Exercise task:
Can you output, word for word, the lines between the one holding "Output the Python" and the one holding "PH = 1425 - T - B", inclusive, leaving out any pictures?

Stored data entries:

-----

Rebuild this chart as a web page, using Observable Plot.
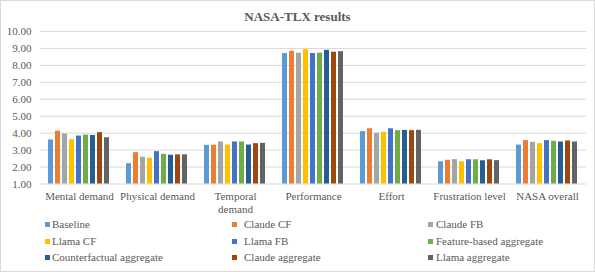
<!DOCTYPE html>
<html>
<head>
<meta charset="utf-8">
<script src="https://cdn.jsdelivr.net/npm/d3@7"></script>
<script src="https://cdn.jsdelivr.net/npm/@observablehq/plot@0.6"></script>
<style>
  body { margin: 0; background: #fff; }
  #wrap { position: relative; width: 595px; height: 272px; overflow: hidden; background: #fff;
          font-family: "Liberation Serif", "Times New Roman", serif; color: #595959; }
  #frame { position: absolute; left: 0; top: 0; width: 595px; height: 272px; box-sizing: border-box;
           border: 1px solid #d9d9d9; pointer-events: none; }
  #title { position: absolute; left: 0; top: 8px; width: 595px; text-align: center;
           font-weight: bold; font-size: 13px; line-height: 17px; }
  #chart { position: absolute; left: 0; top: 24px; }
  .sw { position: absolute; width: 5px; height: 5px; }
  .lt { position: absolute; font-size: 11px; line-height: 14px; white-space: nowrap; }
</style>
</head>
<body>
<div id="wrap">
  <div id="title">NASA-TLX results</div>
  <div id="chart"></div>
  <div id="legend"></div>
  <div id="frame"></div>
</div>
<script>
const categories = ["Mental demand", "Physical demand", "Temporal demand", "Performance", "Effort", "Frustration level", "NASA overall"];
const categoryLabels = ["Mental demand", "Physical demand", "Temporal\ndemand", "Performance", "Effort", "Frustration level", "NASA overall"];
const seriesNames = ["Baseline", "Claude CF", "Claude FB", "Llama CF", "Llama FB", "Feature-based aggregate", "Counterfactual aggregate", "Claude aggregate", "Llama aggregate"];
const seriesColors = ["#5B9BD5", "#ED7D31", "#A5A5A5", "#FFC000", "#4472C4", "#70AD47", "#255E91", "#9E480E", "#636363"];
const yTicks = [1, 2, 3, 4, 5, 6, 7, 8, 9, 10];

const baseline   = [3.60, 2.20, 3.28, 8.70, 4.09, 2.31, 3.30];
const claudeCF   = [4.12, 2.85, 3.29, 8.83, 4.26, 2.40, 3.56];
const claudeFB   = [3.95, 2.58, 3.48, 8.72, 3.99, 2.44, 3.46];
const llamaCF    = [3.61, 2.52, 3.30, 8.93, 4.05, 2.31, 3.38];
const llamaFB    = [3.83, 2.91, 3.48, 8.70, 4.26, 2.43, 3.56];
const featureAgg = [3.89, 2.75, 3.48, 8.72, 4.15, 2.43, 3.52];
const cfAgg      = [3.86, 2.70, 3.30, 8.89, 4.16, 2.37, 3.48];
const claudeAgg  = [4.03, 2.72, 3.38, 8.78, 4.15, 2.43, 3.54];
const llamaAgg   = [3.73, 2.72, 3.40, 8.81, 4.17, 2.38, 3.48];

const seriesValues = [baseline, claudeCF, claudeFB, llamaCF, llamaFB, featureAgg, cfAgg, claudeAgg, llamaAgg];
const data = [];
seriesNames.forEach((s, i) => categories.forEach((c, j) => data.push({category: c, series: s, value: seriesValues[i][j]})));

const labelOf = new Map(categories.map((c, i) => [c, categoryLabels[i]]));

const plot = Plot.plot({
  width: 595,
  height: 192,
  marginLeft: 39,
  marginRight: 8,
  marginTop: 7,
  marginBottom: 32.5,
  style: {fontFamily: "'Liberation Serif', 'Times New Roman', serif", fontSize: "11px", color: "#595959", background: "transparent"},
  fx: {domain: categories, padding: 0, axis: null, label: null},
  x: {domain: seriesNames, paddingInner: 0.24, paddingOuter: 0.84, axis: null, label: null},
  y: {domain: [1, 10], axis: null, label: null},
  color: {domain: seriesNames, range: seriesColors},
  marks: [
    Plot.gridY(yTicks, {stroke: "#d9d9d9", strokeOpacity: 1, strokeWidth: 1}),
    Plot.barY(data, {fx: "category", x: "series", y1: 1, y2: "value", fill: "series"}),
    Plot.axisY(yTicks, {tickSize: 0, tickPadding: 9, tickFormat: d => d.toFixed(2), fontSize: 11, label: null}),
    Plot.axisFx({anchor: "bottom", tickSize: 0, tickPadding: 7, tickFormat: d => labelOf.get(d), lineHeight: 1.18, fontSize: 11, label: null})
  ]
});
document.getElementById("chart").appendChild(plot);

// Legend (3 columns, row-major)
const legend = document.getElementById("legend");
const swX = [45, 232, 428];
const txX = [52, 244, 436];
const rowY = [224.3, 241, 257.3];
seriesNames.forEach((s, i) => {
  const col = i % 3, row = Math.floor(i / 3);
  const sw = document.createElement("div");
  sw.className = "sw";
  sw.style.left = swX[col] + "px";
  sw.style.top = (rowY[row] - 2.5) + "px";
  sw.style.background = seriesColors[i];
  legend.appendChild(sw);
  const t = document.createElement("div");
  t.className = "lt";
  t.style.left = txX[col] + "px";
  t.style.top = (rowY[row] - 7) + "px";
  t.textContent = s;
  legend.appendChild(t);
});
</script>
</body>
</html>
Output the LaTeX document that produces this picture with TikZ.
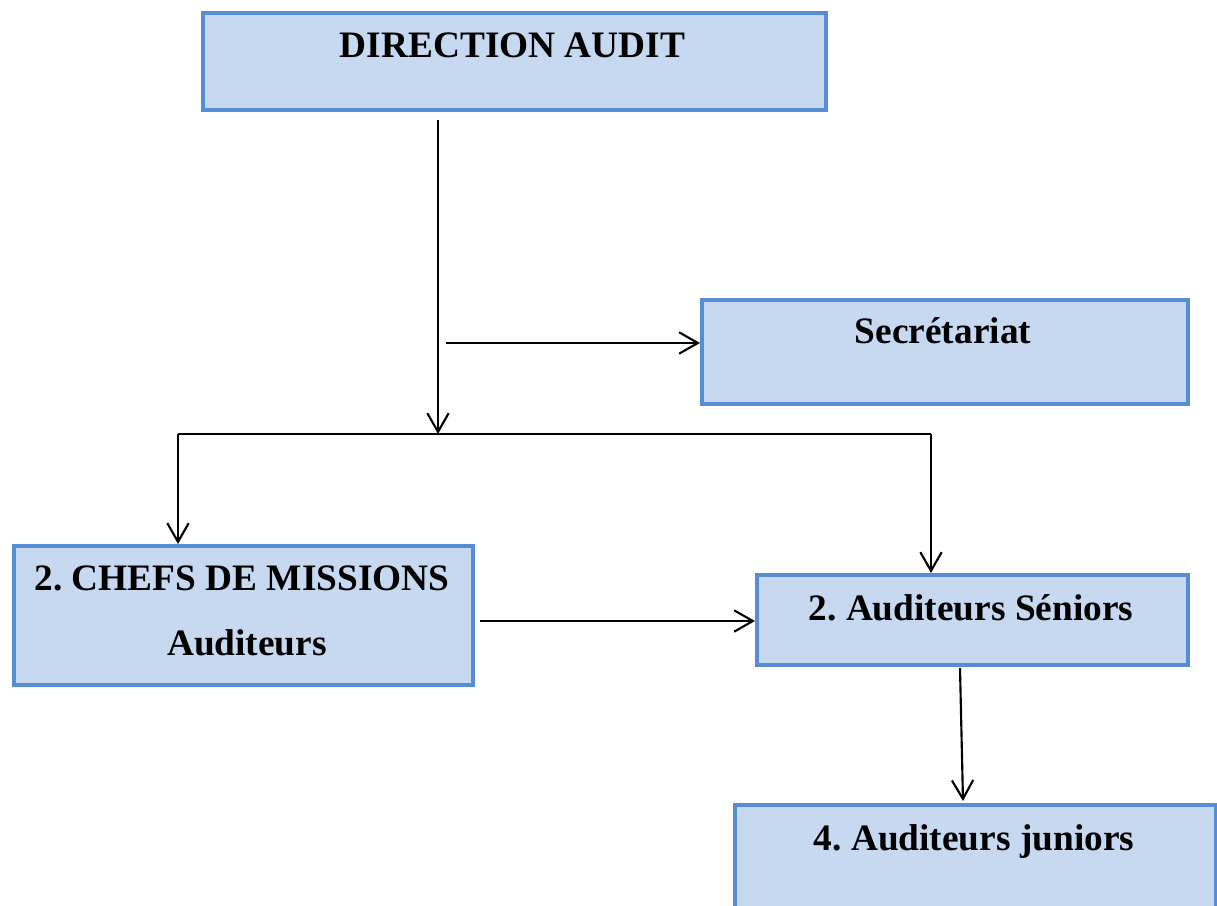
\documentclass[tikz,border=0pt]{standalone}
\usepackage{fontspec}
\setmainfont{Liberation Serif}
\usetikzlibrary{arrows.meta}
\definecolor{boxfill}{HTML}{C6D9F1}
\definecolor{boxline}{HTML}{558ED5}
\frenchspacing
\begin{document}
\begin{tikzpicture}[x=0.75pt,y=-0.75pt,
  orgbox/.style={draw=boxline,fill=boxfill,line width=3.2pt,inner sep=0pt,anchor=north west},
  lbl/.style={font=\fontsize{28}{34}\selectfont\bfseries,anchor=base,inner sep=0pt},
  link/.style={line width=1.6pt,-{Straight Barb[length=14pt,width=16pt,line width=1.6pt]}},
  bus/.style={line width=1.6pt}]
\useasboundingbox (0,0) rectangle (1217,906);
\clip (0,0) rectangle (1217,906);

% boxes (border centre lines, in pixel units)
\node[orgbox,minimum width=623*0.75pt,minimum height=97*0.75pt] (dir) at (201,11) {};
\node[orgbox,minimum width=486*0.75pt,minimum height=104*0.75pt] (sec) at (700,298) {};
\node[orgbox,minimum width=459*0.75pt,minimum height=139*0.75pt] (chefs) at (12,544) {};
\node[orgbox,minimum width=431*0.75pt,minimum height=90*0.75pt] (sen) at (755,573) {};
\node[orgbox,minimum width=481*0.75pt,minimum height=127*0.75pt] (jun) at (733,803) {};

% labels
\node[lbl] (tdir) at (512.5,58) {DIRECTION AUDIT};
\node[lbl] (tsec) at (943,343) {Secrétariat};
\node[lbl] (tchefs) at (242,590) {2. CHEFS DE MISSIONS};
\node[lbl] (taud) at (247,655) {Auditeurs};
\node[lbl] (tsen) at (971,620) {2. Auditeurs Séniors};
\node[lbl] (tjun) at (974,850) {4. Auditeurs juniors};

% connector points
\coordinate (d0) at (438,120);
\coordinate (bmid) at (438,434);
\coordinate (bl) at (178,434);
\coordinate (br) at (931,434);
\coordinate (s0) at (446,343);
\coordinate (c0) at (480,621);
\coordinate (j0) at (960,668);

% connectors
\draw[link] (d0) -- (bmid);
\draw[bus] (bl) -- (br);
\draw[link] (s0) -- (s0 -| sec.west);
\draw[link] (bl) -- (bl |- chefs.north);
\draw[link] (br) -- (br |- sen.north);
\draw[link] (c0) -- (c0 -| sen.west);
\draw[link] (j0) -- (963,801);
\end{tikzpicture}
\end{document}
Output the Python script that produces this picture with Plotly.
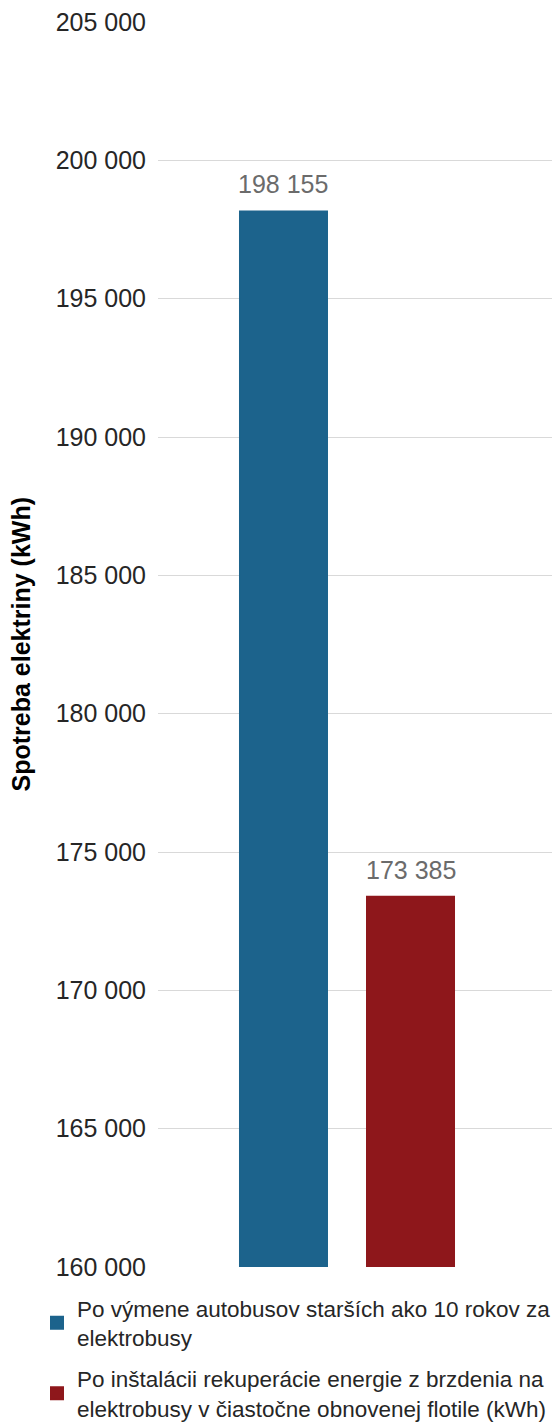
import plotly.graph_objects as go

categories = ["s0", "s1"]
series_names = [
    "Po výmene autobusov starších ako 10 rokov za<br>elektrobusy",
    "Po inštalácii rekuperácie energie z brzdenia na<br>elektrobusy v čiastočne obnovenej flotile (kWh)",
]
series_values = [198155, 173385]
colors = ["#1c638c", "#8e171b"]
y_ticks = list(range(160000, 205001, 5000))
y_title = "Spotreba elektriny (kWh)"

L, R, T, B = 158, 6, 22, 158
PW = 558 - L - R
PH = 1425 - T - B

fig = go.Figure()
for cat, name, val, col in zip(categories, series_names, series_values, colors):
    fig.add_trace(go.Bar(
        x=[cat], y=[val], name=name, marker_color=col, legendgroup=cat,
        marker_line=dict(color=col, width=2),
    ))

annotations = [dict(text="<b>" + y_title + "</b>", textangle=-90,
                    xref="paper", yref="paper", x=(20 - L) / PW, y=0.5,
                    xanchor="center", yanchor="middle", showarrow=False,
                    font=dict(size=25, color="#000000", family="Liberation Sans"))]
for cat, val in zip(categories, series_values):
    annotations.append(dict(text=f"{val:,}".replace(",", " "), x=cat, y=val,
                            xref="x", yref="y", yanchor="bottom", yshift=11,
                            showarrow=False,
                            font=dict(size=25, color="#6b6b6b", family="Liberation Sans")))

fig.update_layout(
    width=558, height=1425,
    margin=dict(l=L, r=R, t=T, b=B, autoexpand=False),
    plot_bgcolor="white", paper_bgcolor="white",
    separators=", ",
    barmode="overlay", bargap=0.315,
    font=dict(family="Liberation Sans", size=22.5, color="#262626"),
    showlegend=True,
    legend=dict(x=(37 - L) / PW, xanchor="left", y=-0.016, yanchor="top",
                font=dict(size=22.5, color="#262626", family="Liberation Sans"),
                tracegroupgap=9, traceorder="grouped", itemwidth=30),
    annotations=annotations,
)
fig.update_xaxes(type="category", range=[-0.988, 2.114], showticklabels=False,
                 showgrid=False, zeroline=False, showline=False, automargin=False)
fig.update_yaxes(range=[160000, 205000], tickvals=y_ticks, tickformat=",d",
                 showgrid=True, gridcolor="#d9d9d9", gridwidth=1,
                 zeroline=False, showline=False, ticklabelstandoff=11,
                 automargin=False,
                 tickfont=dict(size=25, color="#262626"))
fig.write_html("out.html", config={"displayModeBar": False},
               post_script="document.body.style.margin='0px';document.body.style.overflow='hidden';")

-----

Finished exercise:
Output the Python script that produces this picture with Plotly.
import plotly.graph_objects as go

categories = ["s0", "s1"]
series_names = [
    "Po výmene autobusov starších ako 10 rokov za<br>elektrobusy",
    "Po inštalácii rekuperácie energie z brzdenia na<br>elektrobusy v čiastočne obnovenej flotile (kWh)",
]
series_values = [198155, 173385]
colors = ["#1c638c", "#8e171b"]
y_ticks = list(range(160000, 205001, 5000))
y_title = "Spotreba elektriny (kWh)"

L, R, T, B = 158, 6, 22, 158
PW = 558 - L - R
PH = 1425 - T - B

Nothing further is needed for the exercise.